What to work on> Repeat, exactly and completely, the material that follows. Omit the pictures.

Data section>
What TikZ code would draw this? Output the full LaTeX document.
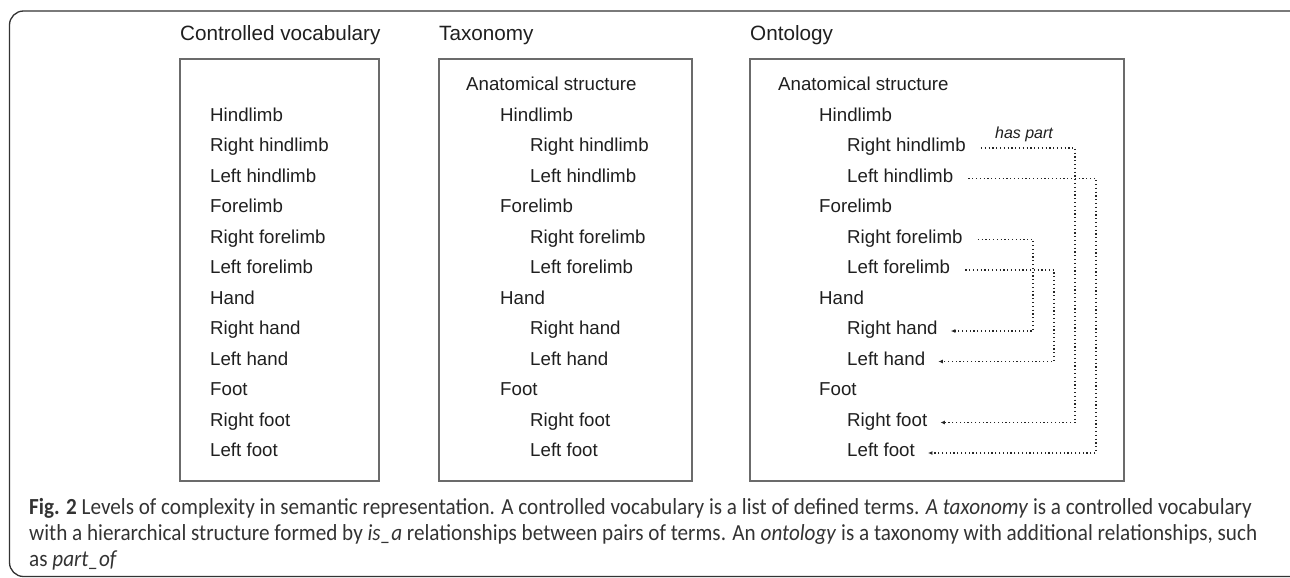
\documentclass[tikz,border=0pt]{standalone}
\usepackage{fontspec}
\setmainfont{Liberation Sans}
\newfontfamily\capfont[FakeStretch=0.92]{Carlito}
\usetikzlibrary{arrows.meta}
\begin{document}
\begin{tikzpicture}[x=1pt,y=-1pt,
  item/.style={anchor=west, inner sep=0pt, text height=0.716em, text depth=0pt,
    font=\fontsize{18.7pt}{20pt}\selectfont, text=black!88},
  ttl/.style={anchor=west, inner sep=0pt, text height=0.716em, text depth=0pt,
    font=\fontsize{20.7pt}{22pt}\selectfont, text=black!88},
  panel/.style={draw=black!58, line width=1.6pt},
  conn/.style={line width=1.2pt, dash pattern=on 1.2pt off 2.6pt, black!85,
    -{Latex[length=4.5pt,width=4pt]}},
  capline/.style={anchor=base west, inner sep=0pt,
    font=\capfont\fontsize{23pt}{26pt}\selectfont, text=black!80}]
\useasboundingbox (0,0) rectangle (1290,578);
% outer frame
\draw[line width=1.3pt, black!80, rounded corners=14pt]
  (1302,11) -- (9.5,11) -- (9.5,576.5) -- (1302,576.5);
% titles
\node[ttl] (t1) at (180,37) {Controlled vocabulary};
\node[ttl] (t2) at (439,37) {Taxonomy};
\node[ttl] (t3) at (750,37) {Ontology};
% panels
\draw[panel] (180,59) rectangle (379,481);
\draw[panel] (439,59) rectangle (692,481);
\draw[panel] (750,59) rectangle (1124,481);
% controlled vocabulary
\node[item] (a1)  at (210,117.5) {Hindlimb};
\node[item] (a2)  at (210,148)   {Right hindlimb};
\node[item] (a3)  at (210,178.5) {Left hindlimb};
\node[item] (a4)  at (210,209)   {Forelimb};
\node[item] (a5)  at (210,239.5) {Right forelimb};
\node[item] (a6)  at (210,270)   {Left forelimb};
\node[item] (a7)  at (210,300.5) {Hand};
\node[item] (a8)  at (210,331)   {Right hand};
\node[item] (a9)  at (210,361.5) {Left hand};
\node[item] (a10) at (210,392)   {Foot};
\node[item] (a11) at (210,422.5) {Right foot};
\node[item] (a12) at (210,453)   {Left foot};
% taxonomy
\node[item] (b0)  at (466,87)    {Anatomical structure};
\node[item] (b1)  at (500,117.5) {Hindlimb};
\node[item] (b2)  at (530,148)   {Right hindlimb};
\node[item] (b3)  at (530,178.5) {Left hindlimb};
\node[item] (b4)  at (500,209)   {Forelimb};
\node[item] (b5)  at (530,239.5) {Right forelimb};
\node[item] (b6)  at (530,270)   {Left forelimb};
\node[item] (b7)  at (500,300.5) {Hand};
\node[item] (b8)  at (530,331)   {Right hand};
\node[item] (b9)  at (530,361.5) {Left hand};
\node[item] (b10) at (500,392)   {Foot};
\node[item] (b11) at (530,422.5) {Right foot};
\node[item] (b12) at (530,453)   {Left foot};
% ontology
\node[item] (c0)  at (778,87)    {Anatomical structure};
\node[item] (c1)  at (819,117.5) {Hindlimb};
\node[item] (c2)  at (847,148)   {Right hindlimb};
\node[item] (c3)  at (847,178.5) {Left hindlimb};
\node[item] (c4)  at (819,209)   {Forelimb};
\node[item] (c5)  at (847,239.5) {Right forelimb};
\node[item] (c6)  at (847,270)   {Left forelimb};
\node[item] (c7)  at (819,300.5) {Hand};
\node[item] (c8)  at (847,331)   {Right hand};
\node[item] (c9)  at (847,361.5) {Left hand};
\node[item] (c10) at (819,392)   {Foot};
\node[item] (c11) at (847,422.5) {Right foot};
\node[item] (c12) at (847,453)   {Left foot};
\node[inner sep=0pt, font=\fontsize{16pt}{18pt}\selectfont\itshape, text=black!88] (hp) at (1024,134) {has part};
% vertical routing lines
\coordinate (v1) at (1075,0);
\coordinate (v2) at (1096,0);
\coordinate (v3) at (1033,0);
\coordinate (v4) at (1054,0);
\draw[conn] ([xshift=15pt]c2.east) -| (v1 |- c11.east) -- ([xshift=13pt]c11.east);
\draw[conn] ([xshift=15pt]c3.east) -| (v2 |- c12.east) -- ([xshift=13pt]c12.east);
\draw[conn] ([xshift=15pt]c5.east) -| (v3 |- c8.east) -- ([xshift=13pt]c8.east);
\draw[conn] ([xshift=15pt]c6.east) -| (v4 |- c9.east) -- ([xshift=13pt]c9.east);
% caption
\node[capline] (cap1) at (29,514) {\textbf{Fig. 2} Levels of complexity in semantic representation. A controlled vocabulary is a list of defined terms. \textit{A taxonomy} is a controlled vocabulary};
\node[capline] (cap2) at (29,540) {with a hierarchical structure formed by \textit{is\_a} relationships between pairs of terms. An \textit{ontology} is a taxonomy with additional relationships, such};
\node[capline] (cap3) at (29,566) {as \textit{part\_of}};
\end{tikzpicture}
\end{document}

Solution to this task>
What TikZ code would draw this? Output the full LaTeX document.
\documentclass[tikz,border=0pt]{standalone}
\usepackage{fontspec}
\setmainfont{Liberation Sans}
\newfontfamily\capfont[FakeStretch=0.92]{Carlito}
\usetikzlibrary{arrows.meta}
\begin{document}
\begin{tikzpicture}[x=1pt,y=-1pt,
  item/.style={anchor=west, inner sep=0pt, text height=0.716em, text depth=0pt,
    font=\fontsize{18.7pt}{20pt}\selectfont, text=black!88},
  ttl/.style={anchor=west, inner sep=0pt, text height=0.716em, text depth=0pt,
    font=\fontsize{20.7pt}{22pt}\selectfont, text=black!88},
  panel/.style={draw=black!58, line width=1.6pt},
  conn/.style={line width=1.2pt, dash pattern=on 1.2pt off 2.6pt, black!85,
    -{Latex[length=4.5pt,width=4pt]}},
  capline/.style={anchor=base west, inner sep=0pt,
    font=\capfont\fontsize{23pt}{26pt}\selectfont, text=black!80}]
\useasboundingbox (0,0) rectangle (1290,578);
% outer frame
\draw[line width=1.3pt, black!80, rounded corners=14pt]
  (1302,11) -- (9.5,11) -- (9.5,576.5) -- (1302,576.5);
% titles
\node[ttl] (t1) at (180,37) {Controlled vocabulary};
\node[ttl] (t2) at (439,37) {Taxonomy};
\node[ttl] (t3) at (750,37) {Ontology};
% panels
\draw[panel] (180,59) rectangle (379,481);
\draw[panel] (439,59) rectangle (692,481);
\draw[panel] (750,59) rectangle (1124,481);
% controlled vocabulary
\node[item] (a1)  at (210,117.5) {Hindlimb};
\node[item] (a2)  at (210,148)   {Right hindlimb};
\node[item] (a3)  at (210,178.5) {Left hindlimb};
\node[item] (a4)  at (210,209)   {Forelimb};
\node[item] (a5)  at (210,239.5) {Right forelimb};
\node[item] (a6)  at (210,270)   {Left forelimb};
\node[item] (a7)  at (210,300.5) {Hand};
\node[item] (a8)  at (210,331)   {Right hand};
\node[item] (a9)  at (210,361.5) {Left hand};
\node[item] (a10) at (210,392)   {Foot};
\node[item] (a11) at (210,422.5) {Right foot};
\node[item] (a12) at (210,453)   {Left foot};
% taxonomy
\node[item] (b0)  at (466,87)    {Anatomical structure};
\node[item] (b1)  at (500,117.5) {Hindlimb};
\node[item] (b2)  at (530,148)   {Right hindlimb};
\node[item] (b3)  at (530,178.5) {Left hindlimb};
\node[item] (b4)  at (500,209)   {Forelimb};
\node[item] (b5)  at (530,239.5) {Right forelimb};
\node[item] (b6)  at (530,270)   {Left forelimb};
\node[item] (b7)  at (500,300.5) {Hand};
\node[item] (b8)  at (530,331)   {Right hand};
\node[item] (b9)  at (530,361.5) {Left hand};
\node[item] (b10) at (500,392)   {Foot};
\node[item] (b11) at (530,422.5) {Right foot};
\node[item] (b12) at (530,453)   {Left foot};
% ontology
\node[item] (c0)  at (778,87)    {Anatomical structure};
\node[item] (c1)  at (819,117.5) {Hindlimb};
\node[item] (c2)  at (847,148)   {Right hindlimb};
\node[item] (c3)  at (847,178.5) {Left hindlimb};
\node[item] (c4)  at (819,209)   {Forelimb};
\node[item] (c5)  at (847,239.5) {Right forelimb};
\node[item] (c6)  at (847,270)   {Left forelimb};
\node[item] (c7)  at (819,300.5) {Hand};
\node[item] (c8)  at (847,331)   {Right hand};
\node[item] (c9)  at (847,361.5) {Left hand};
\node[item] (c10) at (819,392)   {Foot};
\node[item] (c11) at (847,422.5) {Right foot};
\node[item] (c12) at (847,453)   {Left foot};
\node[inner sep=0pt, font=\fontsize{16pt}{18pt}\selectfont\itshape, text=black!88] (hp) at (1024,134) {has part};
% vertical routing lines
\coordinate (v1) at (1075,0);
\coordinate (v2) at (1096,0);
\coordinate (v3) at (1033,0);
\coordinate (v4) at (1054,0);
\draw[conn] ([xshift=15pt]c2.east) -| (v1 |- c11.east) -- ([xshift=13pt]c11.east);
\draw[conn] ([xshift=15pt]c3.east) -| (v2 |- c12.east) -- ([xshift=13pt]c12.east);
\draw[conn] ([xshift=15pt]c5.east) -| (v3 |- c8.east) -- ([xshift=13pt]c8.east);
\draw[conn] ([xshift=15pt]c6.east) -| (v4 |- c9.east) -- ([xshift=13pt]c9.east);
% caption
\node[capline] (cap1) at (29,514) {\textbf{Fig. 2} Levels of complexity in semantic representation. A controlled vocabulary is a list of defined terms. \textit{A taxonomy} is a controlled vocabulary};
\node[capline] (cap2) at (29,540) {with a hierarchical structure formed by \textit{is\_a} relationships between pairs of terms. An \textit{ontology} is a taxonomy with additional relationships, such};
\node[capline] (cap3) at (29,566) {as \textit{part\_of}};
\end{tikzpicture}
\end{document}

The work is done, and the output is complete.